Towards that end, Stanford University has adopted a new Individual Development Plan (IDP) policy and encourages every postdoctoral faculty advisor to have three meetings with their postdocs:  

  • Initial Meeting:  A formal discussion within the first four weeks of the postdoc appointment.  Meeting Goal: Career-orientation, objectives, research project definition, and appraisal of needed skills. Initial Meeting Form
  • Annual Progress Meeting:  A formal discussion at the anniversary of your appointment or, if easier, closely following the New Year. You should have analogous and complementary meetings with secondary mentors or other faculty mentors. In some instances it may be useful for them to attend in one larger meeting.  In addition, some departments have yearly committee meetings for postdocs. While not yet standard, this appears to be a great way to get broad and diverse feedback on progress and objective, both short and long term. Meeting Goal: Progress is evaluated and goals are set for the following year. Annual Meeting Form
  • Exit Interview: A formal discussion at the end of your appointment.  Meeting Goal: Address future research trajectories; differentiation strategies if you are pursuing the same lines of research as the PI; and possible opportunities or plans for collaboration or future mentoring. 

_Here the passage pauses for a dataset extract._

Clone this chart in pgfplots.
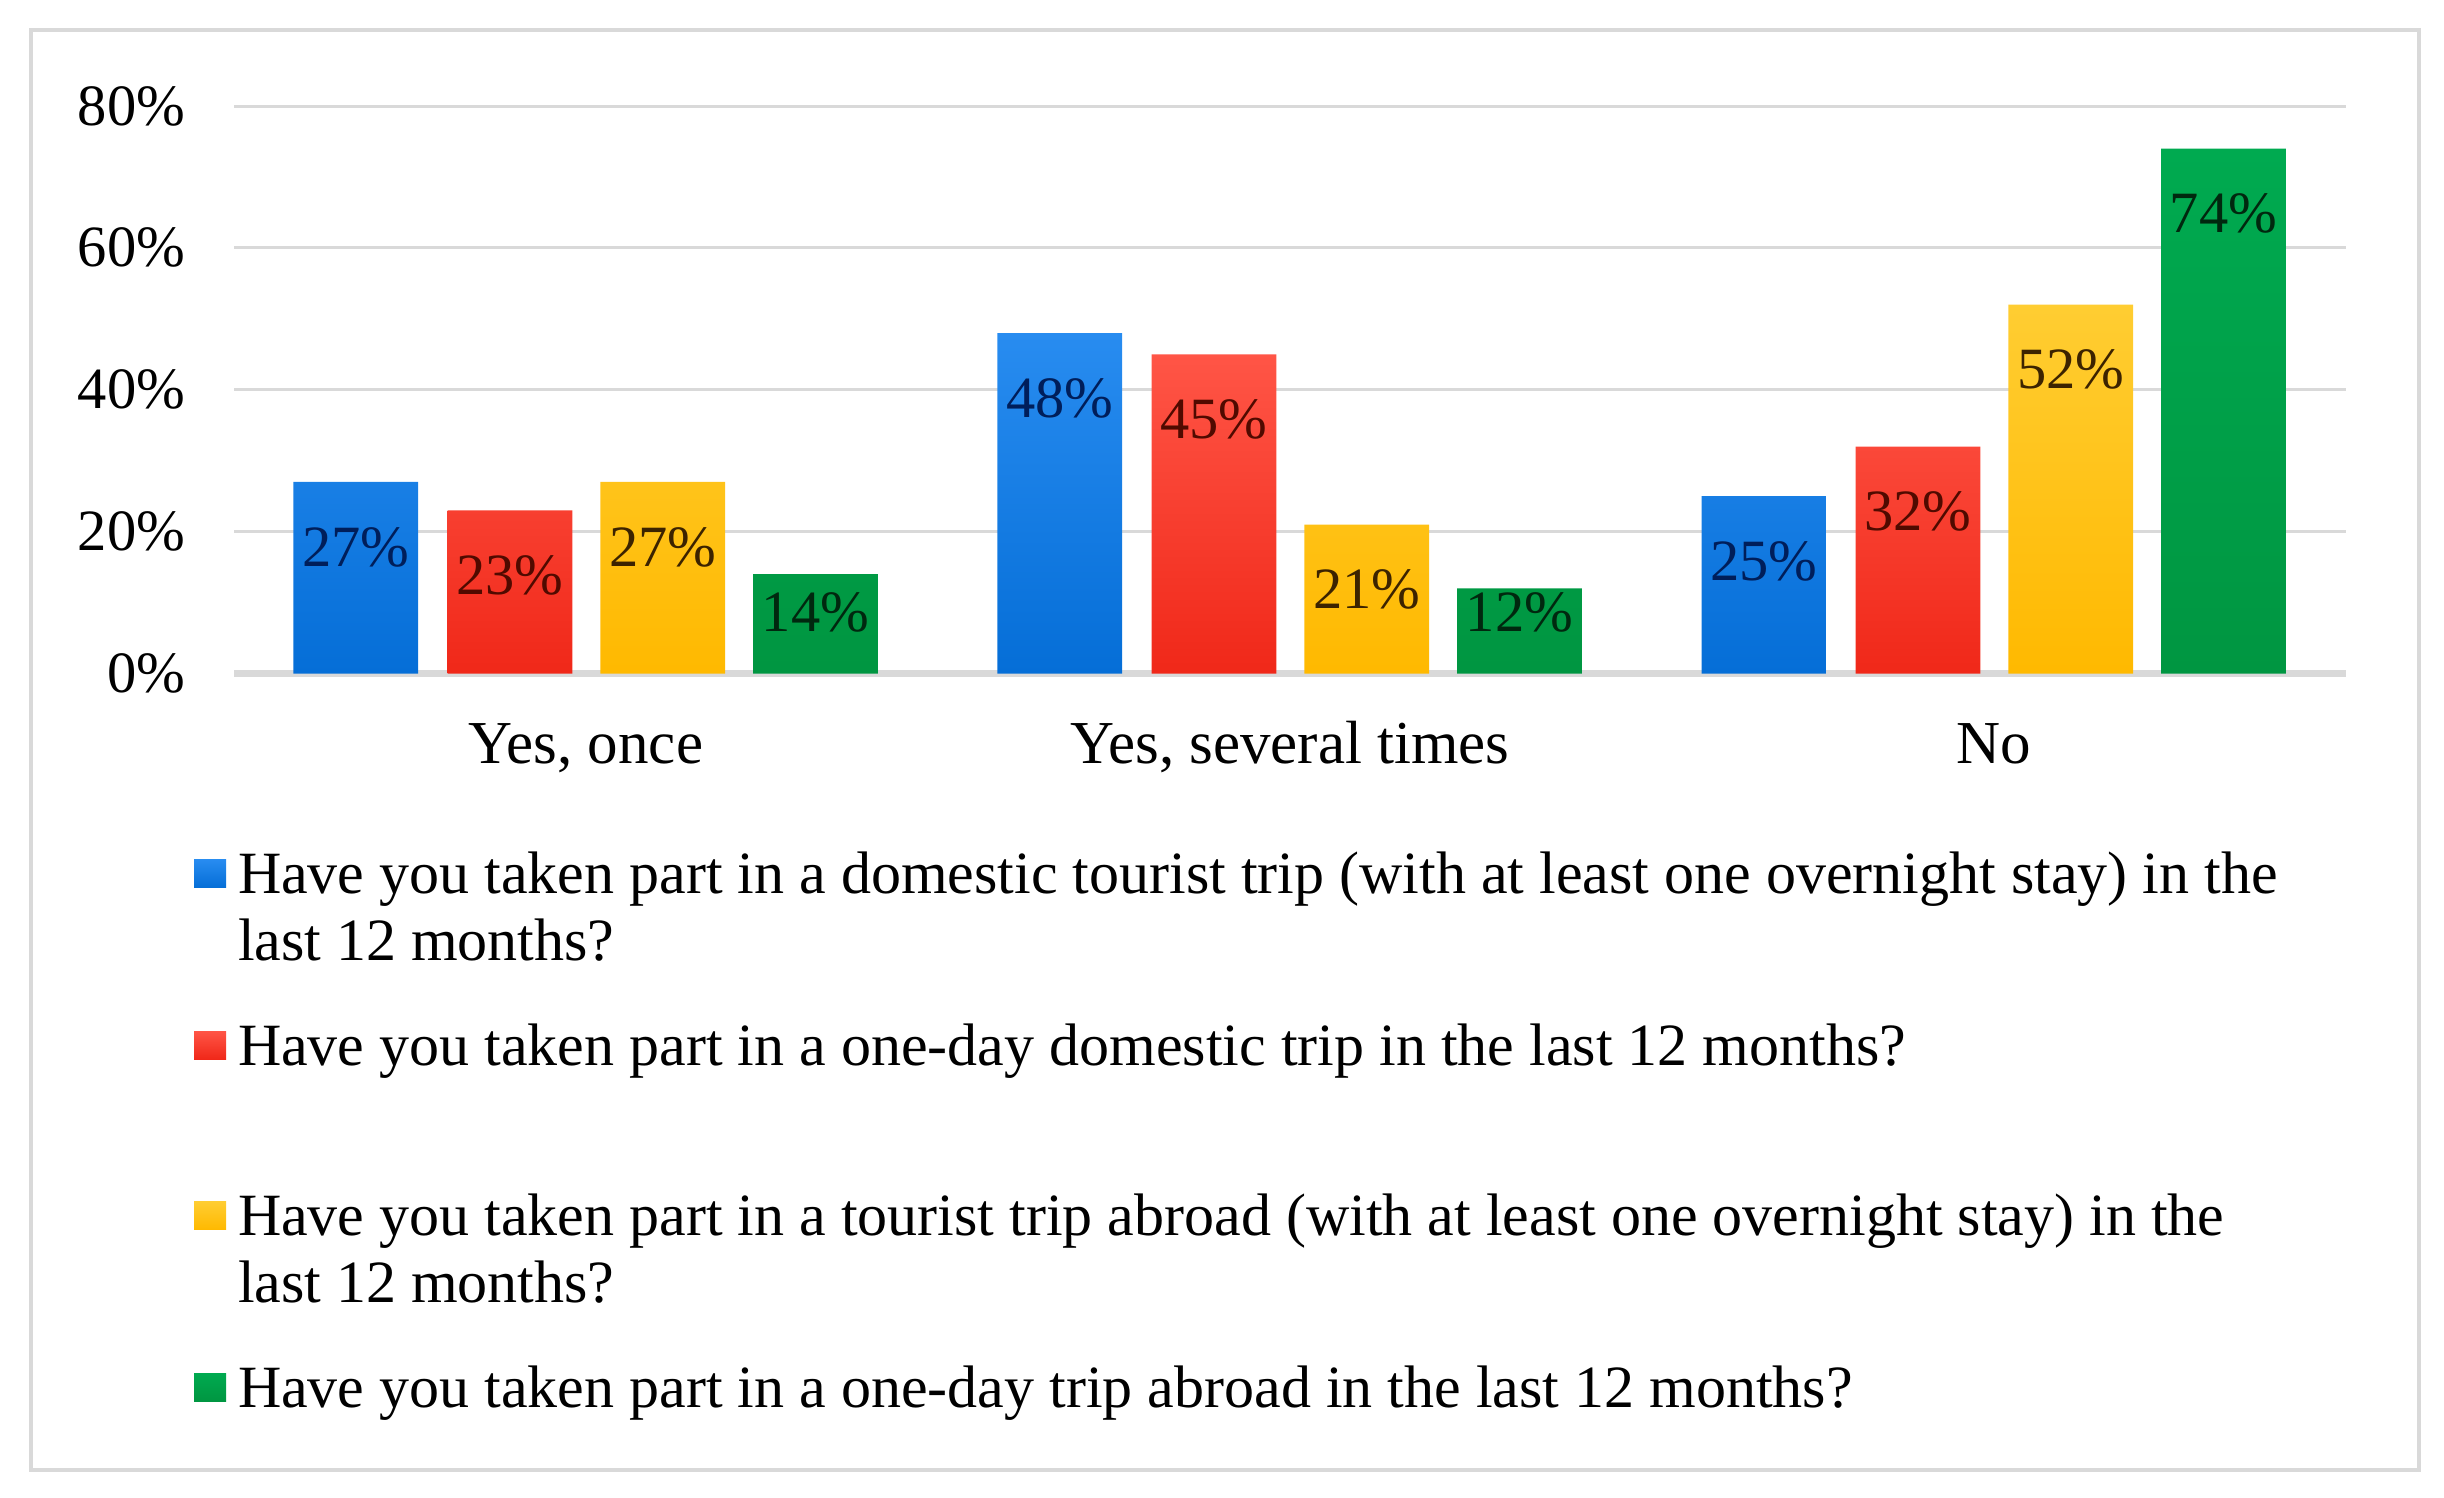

Expectations for Stanford faculty in a mentoring relationship with postdoctoral scholars:

  • Encourage postdocs to seek secondary mentors who could provide them with opportunities in new areas of research, foster collaboration and offer them with guidance and support to assist with their career goals
  • Seek the participation of these secondary mentors or multiple other faculty members in the annual progress reviews with their postdocs
  • Encourage postdocs to participate in career development activities (workshops, courses, pre-conference events), recognizing that the short postdoc training period means seeking such information early in the training period.
  • Encourage postdocs to engage in social networking opportunities, such as attendance of talks and seminars in the department or University-wide.

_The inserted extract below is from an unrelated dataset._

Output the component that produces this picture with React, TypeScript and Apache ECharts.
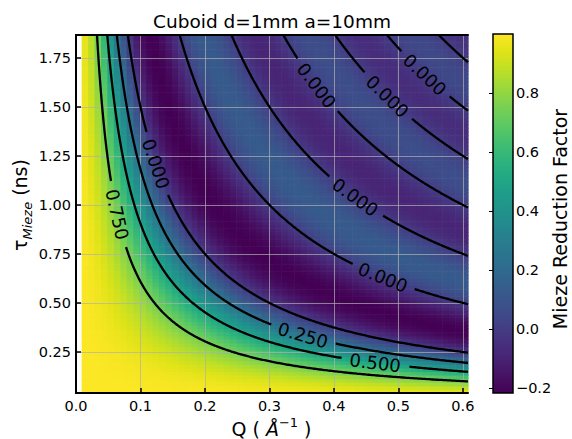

Selected Additional Resources: 

  • For those in the medical fields, the American Association of Medical Colleges’ Compact Between Postdoctoral Appointees and Their Mentors highlights the commitments by both the postdoctoral appointees and their mentors when entering into a mentoring relationship.
  • Collaboration & Team Science: A Field Guide. By Bennett, Gadlin, & Levine-Finley. NIH. 2010.
  • Coaching and Mentoring: How to Develop Top Talent and Achieve Stronger Performance. Harvard Business Essentials series.  HBS Press. Boston, MA. 2004.
  • At the Helm: A Laboratory Navigator. By Kathy Barker.  Cold Spring Harbor Laboratory Press. 2002.
  • Adviser, Teacher, Role Model, Friend: On Being a Mentor to Students in Science and Engineering. National Academy of Science/National Academy of Engineering/Institute of Medicine. National Academy Press. 1997.
  • Managing Scientists: Leadership Strategies in Scientific Research. By Alice Sapienza. Wiley-Liss. 2004.
  • Getting the Most out of Your Mentoring Relationships: A Handbook for Women in STEM.  By Donna J. Dean. Springer.